The future is exciting. We have learnt what we can do, personally, as learners and as a school community. We have taken some new steps. We have done what we never imagined we could do – or would have to do. This is an achievement never to be underestimated. We can open up our spaces, we can move away from traditional buildings and rooms. But there are other walls we can move away from too. Walls that confine good process, that dictate relationships, that restrict creativity and engagement, walls of convention, walls that keep in and keep out. We are exploring new ways to deliver the programmes, new ways to mix year groups, mix people, new spaces and environments in which to move, to connect, to relate, to learn. But all that we do will be based on those foundations that can never be swamped by liquefaction, that have stood each of us in such good stead - the Rangi values, our sense of community, our traditions and heritage, our personal strength and the desire for everyone in this school, staff and students, to be able to be the best they can be in all facets of their lives. Always we aim to inspire, challenge and empower.
And - in an extraordinary year there have been some extraordinary people.
Some of our walls and some of our staff stood very firm and especially those of the Boarding House. It’s been a tough year for the boarding staff; caring for girls who are away from home. Night time shakes are interesting when you have 120 girls and I want to pay tribute to the staff and the girls, who have supported one another so well.
We are losing this year a special staff member. Kathy Cron is tonight in Wellington receiving the Sir James Fletcher Award for outstanding contribution to Enterprise – a very fitting award.
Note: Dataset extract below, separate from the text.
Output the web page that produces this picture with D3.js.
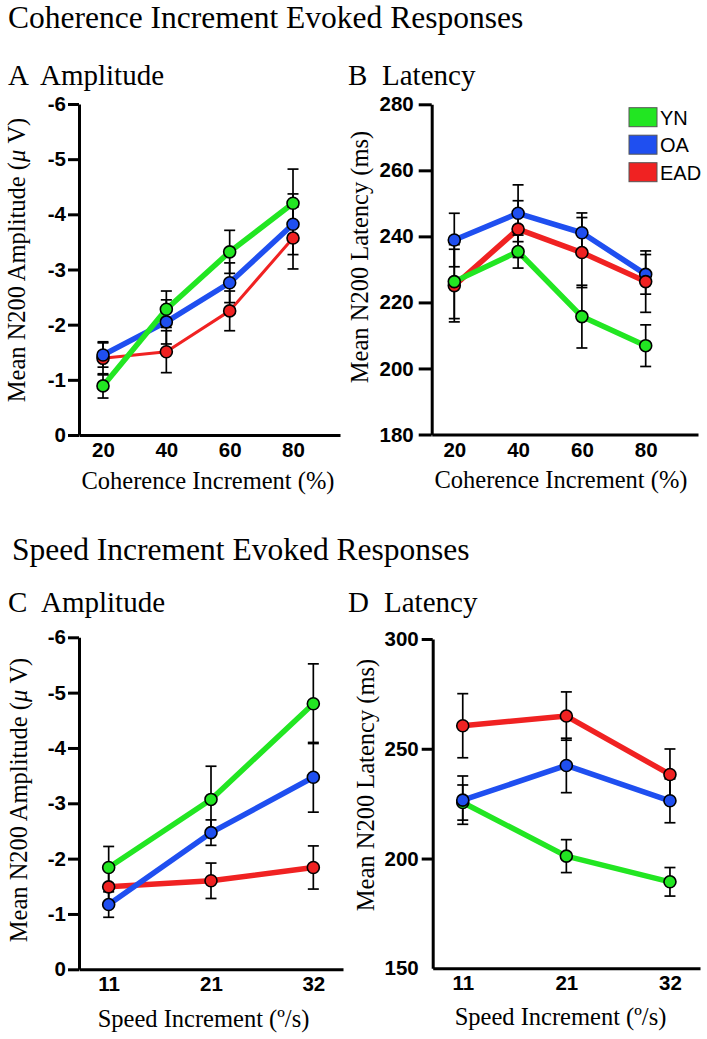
<!DOCTYPE html>
<html>
<head>
<meta charset="utf-8">
<script src="https://cdn.jsdelivr.net/npm/d3@7"></script>
<style>
  html, body { margin: 0; padding: 0; background: #fff; }
  svg { display: block; }
  .serif { font-family: "Liberation Serif", "Times New Roman", serif; fill: #000; }
  .tick text { font-family: "Liberation Sans", Arial, sans-serif; font-weight: bold; font-size: 20.5px; fill: #000; }
</style>
</head>
<body>
<script>
// ---------------- DATA ----------------
const groups = ["YN", "OA", "EAD"];
const coherenceLevels = [20, 40, 60, 80];
const speedLevels = ["11", "21", "32"];

// A: coherence amplitude (µV)
const cohAmpYN = [-0.89, -2.28, -3.32, -4.20];
const cohAmpYNErr = [0.22, 0.33, 0.39, 0.62];
const cohAmpOA = [-1.45, -2.05, -2.76, -3.82];
const cohAmpOAErr = [0.22, 0.40, 0.36, 0.55];
const cohAmpEAD = [-1.39, -1.51, -2.25, -3.57];
const cohAmpEADErr = [0.30, 0.38, 0.36, 0.56];

// B: coherence latency (ms)
const cohLatYN = [226.3, 235.4, 215.7, 206.9];
const cohLatYNErr = [11.2, 5.0, 9.5, 6.3];
const cohLatOA = [238.9, 247.0, 241.1, 228.5];
const cohLatOAErr = [8.1, 8.6, 6.0, 6.0];
const cohLatEAD = [225.1, 242.2, 235.1, 226.3];
const cohLatEADErr = [11.0, 8.6, 10.6, 9.3];

// C: speed amplitude (µV)
const spdAmpYN = [-1.84, -3.07, -4.80];
const spdAmpYNErr = [0.38, 0.60, 0.72];
const spdAmpOA = [-1.17, -2.47, -3.47];
const spdAmpOAErr = [0.23, 0.23, 0.63];
const spdAmpEAD = [-1.49, -1.60, -1.84];
const spdAmpEADErr = [0.30, 0.32, 0.39];

// D: speed latency (ms)
const spdLatYN = [225.5, 201.1, 189.4];
const spdLatYNErr = [8.0, 7.5, 6.5];
const spdLatOA = [226.6, 242.4, 226.3];
const spdLatOAErr = [11.0, 12.4, 10.0];
const spdLatEAD = [260.5, 264.9, 238.3];
const spdLatEADErr = [14.6, 11.0, 11.6];

// tick values
const ampTicks = [0, -1, -2, -3, -4, -5, -6];
const cohLatTicks = [180, 200, 220, 240, 260, 280];
const spdLatTicks = [150, 200, 250, 300];

// ---------------- STYLE ----------------
const colors = { YN: "#22e622", OA: "#1f4ff0", EAD: "#f02222" };

const W = 707, H = 1039;
const svg = d3.select("body").append("svg").attr("width", W).attr("height", H);
svg.append("rect").attr("width", W).attr("height", H).attr("fill", "#fff");

// Section titles
svg.append("text").attr("class", "serif").attr("x", 8).attr("y", 28)
  .style("font-size", "31.5px").text("Coherence Increment Evoked Responses");
svg.append("text").attr("class", "serif").attr("x", 12).attr("y", 560)
  .style("font-size", "31.5px").text("Speed Increment Evoked Responses");

function panelLabel(letter, name, xL, xN, y) {
  svg.append("text").attr("class", "serif").attr("x", xL).attr("y", y).style("font-size", "29px").text(letter);
  svg.append("text").attr("class", "serif").attr("x", xN).attr("y", y).style("font-size", "29px").text(name);
}
panelLabel("A", "Amplitude", 8, 40, 85);
panelLabel("B", "Latency", 348, 382, 85);
panelLabel("C", "Amplitude", 8, 41, 612);
panelLabel("D", "Latency", 348, 384, 612);

function drawPanel(cfg) {
  const g = svg.append("g");
  const y = d3.scaleLinear().domain(cfg.yDomain).range(cfg.yRange);
  const x = cfg.x;

  const line = d3.line().x((d) => x(d.c)).y((d) => y(d.v));
  const seriesData = cfg.series.map((s) => ({
    name: s.name,
    width: s.width,
    pts: cfg.cats.map((c, i) => ({ c: c, v: s.vals[i], e: s.errs[i] }))
  }));
  const order = cfg.order.map((n) => seriesData.find((s) => s.name === n));

  order.forEach((s) => {
    g.append("path").datum(s.pts).attr("d", line)
      .attr("fill", "none").attr("stroke", colors[s.name])
      .attr("stroke-width", s.width).attr("stroke-linejoin", "round");
  });
  order.forEach((s) => {
    const eb = g.append("g").attr("stroke", "#000").attr("stroke-width", 1.7);
    s.pts.forEach((p) => {
      const cx = x(p.c);
      const y1 = y(p.v - p.e), y2 = y(p.v + p.e);
      eb.append("line").attr("x1", cx).attr("x2", cx).attr("y1", y1).attr("y2", y2);
      eb.append("line").attr("x1", cx - 5.5).attr("x2", cx + 5.5).attr("y1", y1).attr("y2", y1);
      eb.append("line").attr("x1", cx - 5.5).attr("x2", cx + 5.5).attr("y1", y2).attr("y2", y2);
    });
  });
  order.forEach((s) => {
    g.selectAll(null).data(s.pts).enter().append("circle")
      .attr("cx", (d) => x(d.c)).attr("cy", (d) => y(d.v)).attr("r", 6)
      .attr("fill", colors[s.name]).attr("stroke", "#000").attr("stroke-width", 1.6);
  });

  const yAxis = d3.axisLeft(y).tickValues(cfg.yTicks).tickSize(cfg.tickLen)
    .tickSizeOuter(0).tickPadding(cfg.tickPad).tickFormat((d) => String(d));
  const ga = g.append("g").attr("transform", `translate(${cfg.axisX},0)`).call(yAxis);
  ga.select(".domain").attr("stroke", "#000").attr("stroke-width", 3);
  ga.selectAll(".tick line").attr("stroke", "#000").attr("stroke-width", 3);
  if (cfg.hideBottomTick) {
    ga.selectAll(".tick").filter((d) => d === cfg.yDomain[0]).select("line").remove();
  }

  const xAxis = d3.axisBottom(x).tickSize(0).tickSizeOuter(0).tickPadding(7.5);
  if (cfg.xTicks) xAxis.tickValues(cfg.xTicks);
  const gx = g.append("g").attr("transform", `translate(0,${cfg.yRange[0]})`).call(xAxis);
  gx.select(".domain").attr("stroke", "#000").attr("stroke-width", 3);

  svg.append("text").attr("class", "serif").attr("text-anchor", "middle")
    .attr("x", cfg.xTitlePos[0]).attr("y", cfg.xTitlePos[1])
    .style("font-size", "24.5px").text(cfg.xTitle);
  const yt = svg.append("text").attr("class", "serif").attr("text-anchor", "middle")
    .attr("transform", `translate(${cfg.yTitlePos[0]},${cfg.yTitlePos[1]}) rotate(-90)`)
    .style("font-size", "24.5px");
  cfg.yTitle.forEach((part) => {
    const t = yt.append("tspan").text(part.t);
    if (part.i) t.style("font-style", "italic");
  });
}

const ampTitle = [{ t: "Mean N200 Amplitude (" }, { t: "\u03BC", i: true }, { t: " V)" }];
const latTitle = [{ t: "Mean N200 Latency (ms)" }];

// Panel A
drawPanel({
  x: d3.scaleLinear().domain([12.42, 94.84]).range([79, 340]),
  cats: coherenceLevels, xTicks: coherenceLevels,
  yDomain: [0, -6], yRange: [435, 104], yTicks: ampTicks,
  axisX: 79, tickLen: 11, tickPad: 2,
  series: [
    { name: "YN", vals: cohAmpYN, errs: cohAmpYNErr, width: 5.5 },
    { name: "OA", vals: cohAmpOA, errs: cohAmpOAErr, width: 5.5 },
    { name: "EAD", vals: cohAmpEAD, errs: cohAmpEADErr, width: 3 }
  ],
  order: ["EAD", "OA", "YN"],
  xTitle: "Coherence Increment (%)", xTitlePos: [208, 489],
  yTitle: ampTitle, yTitlePos: [25, 260]
});

// Panel B
drawPanel({
  x: d3.scaleLinear().domain([12.92, 96.4]).range([431.7, 698]),
  cats: coherenceLevels, xTicks: coherenceLevels,
  yDomain: [180, 280], yRange: [434.5, 104.3], yTicks: cohLatTicks,
  axisX: 431.7, tickLen: 13, tickPad: 5,
  series: [
    { name: "YN", vals: cohLatYN, errs: cohLatYNErr, width: 5.5 },
    { name: "OA", vals: cohLatOA, errs: cohLatOAErr, width: 5.5 },
    { name: "EAD", vals: cohLatEAD, errs: cohLatEADErr, width: 5.5 }
  ],
  order: ["OA", "EAD", "YN"],
  xTitle: "Coherence Increment (%)", xTitlePos: [561, 488],
  yTitle: latTitle, yTitlePos: [368, 257]
});

// Panel C
drawPanel({
  x: d3.scalePoint().domain(speedLevels).range([79, 343]).padding(0.29),
  cats: speedLevels,
  yDomain: [0, -6], yRange: [969.3, 637.3], yTicks: ampTicks,
  axisX: 79, tickLen: 11, tickPad: 2,
  series: [
    { name: "YN", vals: spdAmpYN, errs: spdAmpYNErr, width: 5.5 },
    { name: "OA", vals: spdAmpOA, errs: spdAmpOAErr, width: 5.5 },
    { name: "EAD", vals: spdAmpEAD, errs: spdAmpEADErr, width: 5.5 }
  ],
  order: ["EAD", "OA", "YN"],
  xTitle: "Speed Increment (\u00BA/s)", xTitlePos: [203.5, 1026.5],
  yTitle: ampTitle, yTitlePos: [27, 800]
});

// Panel D
drawPanel({
  x: d3.scalePoint().domain(speedLevels).range([432.7, 700]).padding(0.29),
  cats: speedLevels,
  yDomain: [150, 300], yRange: [968.3, 639], yTicks: spdLatTicks,
  axisX: 432.7, tickLen: 11, tickPad: 3, hideBottomTick: true,
  series: [
    { name: "YN", vals: spdLatYN, errs: spdLatYNErr, width: 5.5 },
    { name: "OA", vals: spdLatOA, errs: spdLatOAErr, width: 5.5 },
    { name: "EAD", vals: spdLatEAD, errs: spdLatEADErr, width: 5.5 }
  ],
  order: ["YN", "EAD", "OA"],
  xTitle: "Speed Increment (\u00BA/s)", xTitlePos: [560.5, 1025],
  yTitle: latTitle, yTitlePos: [374, 785]
});

// Legend (panel B)
const legend = svg.append("g").attr("transform", "translate(629,107.7)");
groups.forEach((gname, i) => {
  const row = legend.append("g").attr("transform", `translate(0,${i * 27.5})`);
  row.append("rect").attr("width", 28).attr("height", 19)
    .attr("fill", colors[gname]).attr("stroke", "#555").attr("stroke-width", 1);
  row.append("text").attr("x", 31).attr("y", 17)
    .style("font-family", "'Liberation Sans', Arial, sans-serif").style("font-size", "20px")
    .text(gname);
});
</script>
</body>
</html>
But it was a tough choice for Kathy for this is also her last day with us, as she leaves in a week for a new life in Canada, to be with two of her sons and their families. Kathy has been at Rangi Ruru since 1980 and she will leave such a gap. We wish her well.
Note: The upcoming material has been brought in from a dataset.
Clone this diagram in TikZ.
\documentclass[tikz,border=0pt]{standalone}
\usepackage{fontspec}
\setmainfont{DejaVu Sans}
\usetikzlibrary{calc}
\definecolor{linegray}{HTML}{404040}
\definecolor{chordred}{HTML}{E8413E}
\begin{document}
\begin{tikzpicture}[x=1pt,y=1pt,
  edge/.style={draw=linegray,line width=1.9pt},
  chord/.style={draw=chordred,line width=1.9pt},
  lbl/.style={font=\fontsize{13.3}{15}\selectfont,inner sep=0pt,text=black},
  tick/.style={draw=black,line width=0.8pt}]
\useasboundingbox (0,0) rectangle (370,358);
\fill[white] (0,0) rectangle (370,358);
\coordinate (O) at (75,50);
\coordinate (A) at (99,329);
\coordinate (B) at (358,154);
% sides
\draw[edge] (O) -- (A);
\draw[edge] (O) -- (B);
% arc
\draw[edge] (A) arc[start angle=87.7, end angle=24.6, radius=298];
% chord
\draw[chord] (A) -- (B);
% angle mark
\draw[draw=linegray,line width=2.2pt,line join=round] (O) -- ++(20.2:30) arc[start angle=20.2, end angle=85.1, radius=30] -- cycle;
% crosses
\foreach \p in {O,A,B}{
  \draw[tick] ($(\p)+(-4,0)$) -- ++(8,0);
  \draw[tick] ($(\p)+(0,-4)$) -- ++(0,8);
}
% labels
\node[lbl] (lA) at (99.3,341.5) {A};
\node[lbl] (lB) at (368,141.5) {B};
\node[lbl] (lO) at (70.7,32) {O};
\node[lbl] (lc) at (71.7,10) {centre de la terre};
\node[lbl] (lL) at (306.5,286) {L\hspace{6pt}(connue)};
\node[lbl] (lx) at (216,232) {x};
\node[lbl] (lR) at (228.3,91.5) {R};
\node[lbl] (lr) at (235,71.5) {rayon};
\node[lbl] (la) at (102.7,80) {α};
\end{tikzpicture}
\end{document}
This has been a year of uncertainty, of decisions and problem solving. It’s been a hard year to be on a School Board and I want to thank everyone on the Board for the huge number of hours, the extra meetings, the deliberations and the commitment they have all shown. Special thanks to those leaving the Board and particularly to Grant Close, who has stayed on long after he first said he would go, and as he said, after his daughters have left school, (and in fact I prematurely farewelled him a couple of prizegivings ago). Grant has been a rock for this school has given not just time but passion to the school. I’m glad that he is going to continue on an honorary basis.
And the staff – who have kept going in a truly professional manner, done what had to be done, adapted to new surroundings, smiled, taught, led, cared, carted furniture, gone so far beyond the ordinary so that we could be a haven of semi normality amidst the chaos and oasis of excellence. Many have been dealing with their own earthquake difficulties, but their professionalism and genuine passion for the girls and their learning has shone through. I cannot thank you enough.
And so, we are here in this new space to celebrate. We are all here to celebrate with those who walk across the stage and with those whose achievements are recognised differently. But you all have so much to be proud of, this year in particular. You have grown, you have learnt real life lessons, you have shown strength you didn’t know you had, you have supported each other, encouraged each other, reached out to each other and to those beyond, you have affirmed each other. Your names are now recorded forever on the Fergusson doors as the girls of 2011. Know that you can shape your futures, that you can choose what you will do with next year and the years that follow. Walk tall and feel proud.